CHICAGO – Bill Muir was burning out as an operations manager for a beverage company and started looking for another career. When his brother-in-law used a handgun to kill himself, Muir decided to clean up his sister's place.
Her gratitude for his gesture of grit and kindness gave him an idea. Five months later, Muir became a crime-scene cleaner.
"I wanted to start helping people," he said one recent afternoon before fielding a call to clean up a homicide scene. "And seeing my sister's face after … I knew this is how I can help."
In starting Bio-One Chicago last year, Muir and his wife, Dawn, joined the ranks of a profession that blends the demeanors of a funeral home director and grief counselor with a construction contractor who has a strong stomach and intimate knowledge of biohazard disposal. It is also a largely unregulated profession experiencing steady growth, fueled by increasing fear of contamination and disease, and awareness that the services exist, experts say.
"It's a hard thing to do," said Dr. Richard A. Jorgensen, coroner for the Chicago-area county of DuPage, who uses Aftermath Services LLC, an area firm, to clean the county morgue. "It's something that's little-understood."
Bio-One, Aftermath and other local companies are called to homicides, suicides, unattended deaths and the homes of hoarders. Sometimes they are called to clear a meth lab.
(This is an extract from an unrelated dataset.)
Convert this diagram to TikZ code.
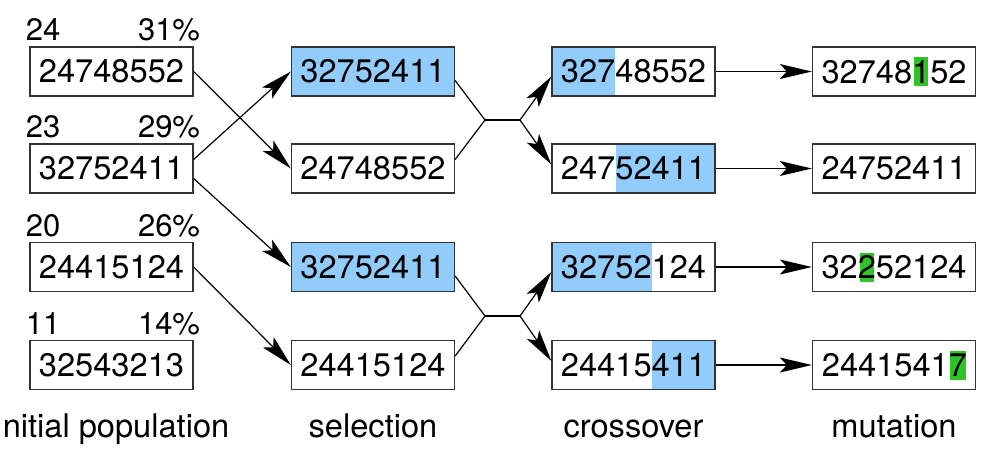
\documentclass[tikz,border=0pt]{standalone}
\usepackage{fontspec}
\setmainfont{TeX Gyre Heros}
\usetikzlibrary{arrows.meta}
\definecolor{selblue}{RGB}{146,204,250}
\definecolor{mutgreen}{RGB}{46,196,40}
\newcommand\mut[2][0.42em]{\hspace{\dimexpr(0.556em-#1)/2\relax}{\setlength\fboxsep{0pt}\colorbox{mutgreen}{\rule[-1.5pt]{0pt}{14.5pt}\makebox[#1]{#2}}}\hspace{\dimexpr(0.556em-#1)/2\relax}}
\tikzset{
  chrom/.style={draw=black!80, line width=0.65pt, minimum width=81.5pt, minimum height=24.5pt, inner sep=0pt, font=\fontsize{16.3}{19}\selectfont},
  sel/.style={chrom, fill=selblue},
  cutl/.style={chrom, path picture={\fill[selblue] (path picture bounding box.south west) rectangle ([xshift=#1]path picture bounding box.north);}},
  cutr/.style={chrom, path picture={\fill[selblue] ([xshift=#1]path picture bounding box.south) rectangle (path picture bounding box.north east);}},
  lab/.style={font=\fontsize{15.5}{18}\selectfont, inner sep=0pt},
  stage/.style={font=\fontsize{16.3}{19}\selectfont, anchor=base, inner sep=0pt}
}
\begin{document}
\begin{tikzpicture}[>={Stealth[length=16pt,width=7.5pt,inset=3.5pt]}, x=0.5pt, y=-0.5pt, line width=0.6pt]
     \useasboundingbox (0,0) rectangle (998,473);
     % initial population
     \foreach \g/\f/\p/\y [count=\i] in {24748552/24/31/71.5, 32752411/23/29/168.5, 24415124/20/26/267, 32543213/11/14/365}
     {
         \node[chrom] (p\i) at (111.5,\y) {\g};
         \node[lab, anchor=base west] (f\i) at ([xshift=-2pt,yshift=2.8pt]p\i.north west) {\f};
         \node[lab, anchor=base east] (q\i) at ([xshift=3.5pt,yshift=2.8pt]p\i.north east) {\p\%};
     }
     % selection
     \node[sel] (s1) at (373,71.5) {32752411};
     \node[chrom] (s2) at (373,168.5) {24748552};
     \node[sel] (s3) at (373,267) {32752411};
     \node[chrom] (s4) at (373,365) {24415124};
     % crossover
     \node[cutl=-9.5pt] (c1) at (633.5,71.5) {32748552};
     \node[cutr=-9pt] (c2) at (633.5,168.5) {24752411};
     \node[cutl=9pt] (c3) at (633.5,267) {32752124};
     \node[cutr=9pt] (c4) at (633.5,365) {24415411};
     % mutation
     \node[chrom] (m1) at (894,71.5) {32748\mut{1}52};
     \node[chrom] (m2) at (894,168.5) {24752411};
     \node[chrom] (m3) at (894,267) {32\mut{2}52124};
     \node[chrom] (m4) at (894,365) {2441541\mut[0.5em]{7}};
     % stage names
     \node[stage] (t1) at (111.5,437) {Initial population};
     \node[stage] (t2) at (373,437) {selection};
     \node[stage] (t3) at (633.5,437) {crossover};
     \node[stage] (t4) at (894,437) {mutation};
     % selection arrows
     \draw[->] (p1.east) -- (s2.west);
     \draw[->] ([yshift=4.5pt]p2.east) -- (s1.west);
     \draw[->] ([yshift=-5pt]p2.east) -- (s3.west);
     \draw[->] (p3.east) -- (s4.west);
     % crossover joints
     \coordinate (j1) at (485,120);
     \coordinate (k1) at (520,120);
     \coordinate (j2) at (485,316);
     \coordinate (k2) at (520,316);
     \draw ([yshift=-4.5pt]s1.east) -- (j1) -- ([yshift=4.5pt]s2.east);
     \draw (j1) -- (k1);
     \draw[->] (k1) -- ([yshift=-2.5pt]c1.west);
     \draw[->] (k1) -- ([yshift=2pt]c2.west);
     \draw ([yshift=-4.5pt]s3.east) -- (j2) -- ([yshift=4.5pt]s4.east);
     \draw (j2) -- (k2);
     \draw[->] (k2) -- ([yshift=-2.5pt]c3.west);
     \draw[->] (k2) -- ([yshift=2pt]c4.west);
     % mutation arrows
     \foreach \i in {1,2,3,4}
     {
         \draw[->] (c\i.east) -- (m\i.west);
     }
 \end{tikzpicture}
\end{document}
"When people ask me what I do, they say, 'wow,' and then they get really interested," said Dan Reynolds, a lieutenant in a fire department in suburban Chicago who started Chicago Crime Scene Cleanup in 2007 with his wife, Kelly, to supplement his income. "But I don't think they understand what all goes into it. They don't understand the emotional side of it."
Potential clients are enduring the worst time of their lives, cleaners say.